2. UID markers — rename, move, reorganize; merge still works
During splitting, the tool appends an HTML comment marker to the end of every sub-document:
<!-- spine-doc:uid=524b0fcd name=Animation status=untranslated -->
The uid is a full 32-character MD5 hex digest of the content — deterministic, so identical content always produces the identical UID. At merge time, the tool scans all .md files for these markers to locate fragments, rather than relying on file paths recorded in manifest.json. This is the mechanism's key value: fragment location is fully decoupled from filesystem path. Translators can rename files, move them across directories, or reorganize the folder structure, and the merge step will still find every fragment.

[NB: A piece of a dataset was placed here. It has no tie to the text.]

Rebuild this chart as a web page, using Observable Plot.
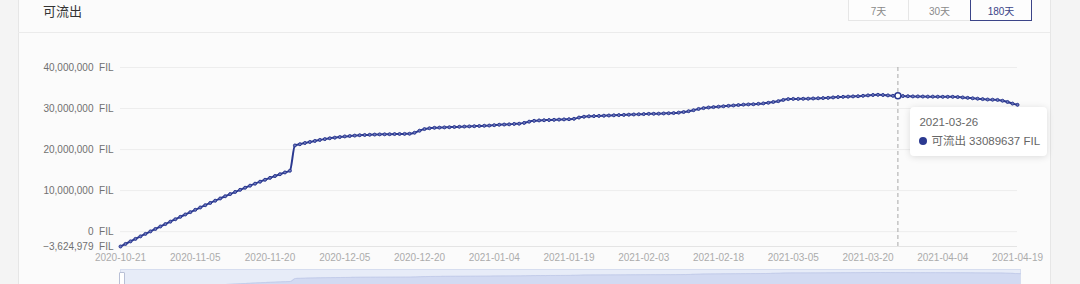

3. Translators change exactly one field
The only action required after translating a sub-document is editing the marker line: change status=untranslated to status=translated. No CLI invocation, no manifest editing — just type it in the editor. During merge, the tool automatically scans all status fields, warns about any remaining untranslated sections, and strips every UID marker line so the final output is pristine Markdown, identical in structure to the source.
The full round-trip:
Source Markdown → split (insert UID markers) → translate & update status →
merge (locate by UID, strip markers) → output Markdown
The merged result is Markdown all the way through, directly diff-able against the source. The entire toolchain uses only the Python standard library — zero third-party dependencies. A companion doc_fetcher.py script handles pulling the latest API Reference from the official site, with MD5 comparison to detect content changes before overwriting.
I'd like to proceed with the API reference translation using the document manager tool I mentioned. The idea is to work through it chapter by chapter — splitting off one module at a time (e.g., animation/, timeline/, then attachments/, etc.), translating each batch of sub-documents, and submitting them as they're ready rather than waiting for the entire document to be done.
The tool's UID tracking means you can rename or reorganize files on your end without breaking the merge, so I think it should be fairly flexible. But I wanted to check: does submitting in chunks like this work well with your workflow? Any preference on batch size, review cadence, or how you'd like to receive them? Keen to hear your thoughts before I dive in.